E, elevando-se  ainda muito acima disso, são possíveis sequências de palavras, que ordenadas segundo o valor espiritual dos sons, afectam   indizível e beneficamente a alma, de modo que a oração que as utiliza, eleva-se por assim dizer com uma força duplicada…

Quando uma pessoa pode  “orar” verdadeiramente, pensa saber o que deverá pedir, todavia é necessário  dizer ainda algumas palavras, a fim de não se perpetuar ad infinitum o erro que tantas pessoas cometem e que desconhecendo o mistério da verdadeira “oração”, todavia na seu tipo de devoção pensam  que estão orar de boa fé, tal como a conseguem compreender.

 Para quase todos dos que assim supõe orar, é algo natural em primeiro lugar orarem para o seu próprio bem e para o bem daqueles - como se costuma dizer - que lhes são mais “próximos” na vida terrena…

Sem dúvida foi ouvida a exortação: “Orai por aqueles que vos odeiam e vos perseguem”; e nas igrejas “romanas” reza-se no dia da Gólgota com uma insistência significativa pelos “heréticos”, os judeus e os pagãos, mas não se pensa que do ponto de vista dos que estão despertos espiritualmente os nossos inimigos e os que nos desprezam, do mesmo modo que os homens mais afastados e em quem nunca pusemos os olhos, estão também tão ligados espiritualmente a nós quanto os nossos mais próximos e queridos, ainda que não possamos consagrar o mesmo tipo e o mesmo grau de amor a desconhecidos e a pessoas que nos fizeram muito mal, - e em verdade nenhuma Lei divina “ exige” tal, pois é ela mesma que estabelece e opera esta diversidade.

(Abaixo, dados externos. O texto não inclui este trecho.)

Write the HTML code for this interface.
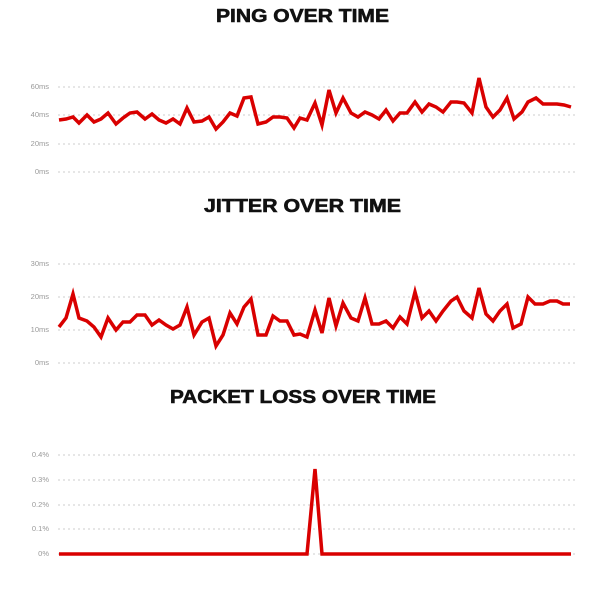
<!DOCTYPE html>
<html><head><meta charset="utf-8"><style>
html,body{margin:0;padding:0;background:#fff;}
svg{display:block;}
.t{font-family:"Liberation Sans",Arial,sans-serif;font-weight:900;font-size:18px;fill:#111;stroke:#111;stroke-width:0.6;}
.l{font-family:"Liberation Sans",Arial,sans-serif;font-size:7.5px;fill:#999;text-anchor:end;}
.g{stroke:#ccc;stroke-width:1;stroke-dasharray:2,3;}
.s{fill:none;stroke:#d90000;stroke-width:3.5;stroke-linejoin:miter;}
</style></head><body>
<svg width="600" height="589" viewBox="0 0 600 589" xmlns="http://www.w3.org/2000/svg">
<text class="t" x="216" y="22" textLength="173" lengthAdjust="spacingAndGlyphs">PING OVER TIME</text>
<text class="t" x="204" y="212" textLength="197" lengthAdjust="spacingAndGlyphs">JITTER OVER TIME</text>
<text class="t" x="170" y="403" textLength="266" lengthAdjust="spacingAndGlyphs">PACKET LOSS OVER TIME</text>

<g>
<line class="g" x1="58" x2="578" y1="87" y2="87"/><text class="l" x="49" y="89">60ms</text>
<line class="g" x1="58" x2="578" y1="115" y2="115"/><text class="l" x="49" y="117">40ms</text>
<line class="g" x1="58" x2="578" y1="144" y2="144"/><text class="l" x="49" y="146">20ms</text>
<line class="g" x1="58" x2="578" y1="172" y2="172"/><text class="l" x="49" y="174">0ms</text>
<polyline class="s" points="59,120 66,119 73,117 79,123 87,115 94,122 101,119 108,113 116,124 123,118 130,113 137,112 145,119 152,114 159,120 166,123 173,119 180,124 187,108 194,122 202,121 209,117 216,129 223,122 230,113 237,116 244,98 251,97 258,124 266,122 273,117 280,117 287,118 294,128 300,118 307,120 315,103 322,125 329,90 336,113 343,98 351,113 358,117 365,112 372,115 379,119 386,110 393,121 400,113 407,113 415,102 422,112 429,104 436,107 443,112 451,102 457,102 464,103 472,113 479,78 486,107 493,117 500,110 507,98 514,119 522,112 528,102 536,98 543,104 550,104 557,104 564,105 571,107"/>
</g>

<g>
<line class="g" x1="58" x2="578" y1="264" y2="264"/><text class="l" x="49" y="266">30ms</text>
<line class="g" x1="58" x2="578" y1="297" y2="297"/><text class="l" x="49" y="299">20ms</text>
<line class="g" x1="58" x2="578" y1="330" y2="330"/><text class="l" x="49" y="332">10ms</text>
<line class="g" x1="58" x2="578" y1="363" y2="363"/><text class="l" x="49" y="365">0ms</text>
<polyline class="s" points="59,327 66,318 73,294 79,318 87,321 94,327 101,337 108,318 116,330 123,322 130,322 137,315 145,315 152,325 159,320 166,325 173,329 180,325 187,307 194,335 202,322 209,318 216,346 223,335 230,313 237,324 244,307 251,299 258,335 266,335 273,316 280,321 287,321 294,335 300,334 307,337 315,310 322,333 329,298 336,326 343,303 351,318 358,321 365,298 372,324 379,324 386,321 393,328 400,317 407,324 415,292 422,318 429,311 436,321 443,311 451,301 457,297 464,311 472,318 479,288 486,314 493,321 500,311 507,304 513,328 521,324 528,297 535,304 543,304 550,301 557,301 563,304 570,304"/>
</g>

<g>
<line class="g" x1="58" x2="578" y1="455" y2="455"/><text class="l" x="49" y="457">0.4%</text>
<line class="g" x1="58" x2="578" y1="480" y2="480"/><text class="l" x="49" y="482">0.3%</text>
<line class="g" x1="58" x2="578" y1="505" y2="505"/><text class="l" x="49" y="507">0.2%</text>
<line class="g" x1="58" x2="578" y1="529" y2="529"/><text class="l" x="49" y="531">0.1%</text>
<line class="g" x1="58" x2="578" y1="554" y2="554"/><text class="l" x="49" y="556">0%</text>
<polyline class="s" points="59,554 307,554 315,469 322,554 571,554"/>
</g>
</svg>
</body></html>
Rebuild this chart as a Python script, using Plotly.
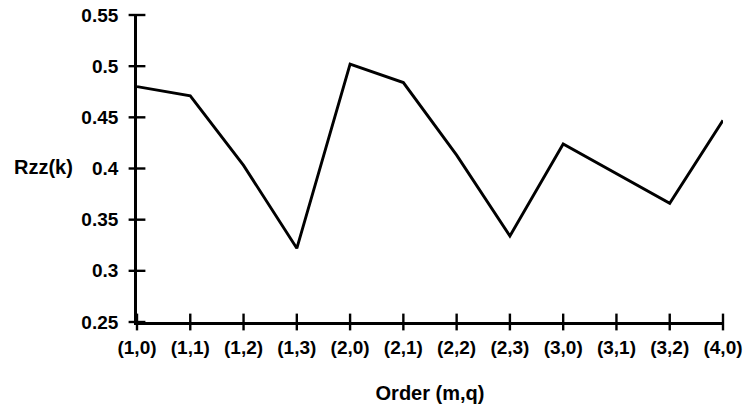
import plotly.graph_objects as go

categories = ["(1,0)", "(1,1)", "(1,2)", "(1,3)", "(2,0)", "(2,1)",
              "(2,2)", "(2,3)", "(3,0)", "(3,1)", "(3,2)", "(4,0)"]
rzz_values = [0.480, 0.471, 0.403, 0.322, 0.502, 0.484,
              0.413, 0.334, 0.424, 0.395, 0.366, 0.447]
y_ticks = [0.25, 0.3, 0.35, 0.4, 0.45, 0.5, 0.55]
y_ticktext = ["0.25", "0.3", "0.35", "0.4", "0.45", "0.5", "0.55"]
y_min, y_max = 0.25, 0.55

FONT = "Liberation Sans, Arial, sans-serif"
tick_size = 19
title_size = 20

fig = go.Figure()
fig.add_trace(go.Scatter(x=categories, y=rzz_values, mode="lines",
                         line=dict(color="black", width=2.9),
                         showlegend=False, hoverinfo="skip"))
# crossing tick marks on the x axis
fig.add_trace(go.Scatter(x=categories, y=[y_min] * len(categories), mode="markers",
                         marker=dict(symbol="line-ns", size=12, color="black",
                                     line=dict(color="black", width=2.4)),
                         cliponaxis=False, showlegend=False, hoverinfo="skip"))
# crossing tick marks on the y axis
fig.add_trace(go.Scatter(x=[categories[0]] * len(y_ticks), y=y_ticks, mode="markers",
                         marker=dict(symbol="line-ew", size=12, color="black",
                                     line=dict(color="black", width=2.4)),
                         cliponaxis=False, showlegend=False, hoverinfo="skip"))

fig.update_layout(
    width=747, height=409,
    margin=dict(l=137, r=24, t=15, b=87),
    plot_bgcolor="white", paper_bgcolor="white",
    font=dict(family=FONT, size=tick_size, color="black"),
    xaxis=dict(type="category", range=[0, 11], showgrid=False, zeroline=False,
               showline=True, linecolor="black", linewidth=2.8,
               ticks="", ticklabelstandoff=6, automargin=False,
               tickfont=dict(family=FONT, size=tick_size, weight="bold"),
               title=dict(text="<b>Order (m,q)</b>", standoff=30,
                          font=dict(family=FONT, size=title_size))),
    yaxis=dict(range=[y_min, y_max], tickvals=y_ticks, ticktext=y_ticktext,
               showgrid=False, zeroline=False,
               showline=True, linecolor="black", linewidth=2.8,
               ticks="", ticklabelstandoff=12, automargin=False,
               tickfont=dict(family=FONT, size=tick_size, weight="bold")),
    annotations=[dict(text="<b>Rzz(k)</b>", xref="paper", yref="paper",
                      x=-0.106, y=0.505, xanchor="right", yanchor="middle",
                      showarrow=False, font=dict(family=FONT, size=title_size))],
)

fig.write_html("out.html", config={"displayModeBar": False},
               post_script="document.body.style.margin='0';")
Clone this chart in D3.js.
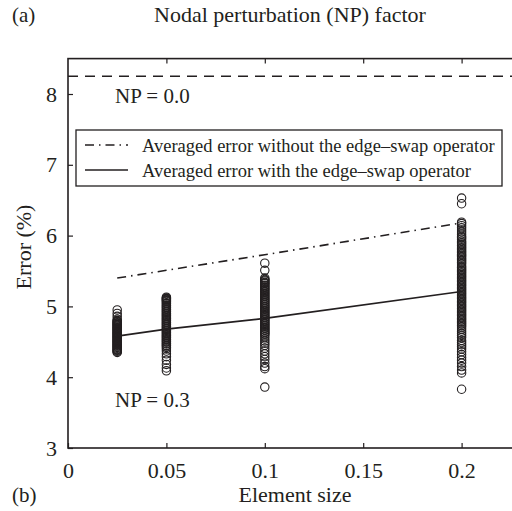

Mas quem aprendeu realmente a orar deverá consequentemente alargar o seu campo de visão, a fim de orar sobretudo e em primeiro lugar, por todos os que sobre a Terra querem tornar-se Homens, e se esforçam por ser Homem: - que sofrem sob a natureza animal e que procuram domar a natureza animal! – 

Só então é permitido a quem reza pensar em certos grupos de pessoas, - depois nos seus amigos e familiares, - em seguida na sua pequena família, - e em último lugar: - também em si próprio!»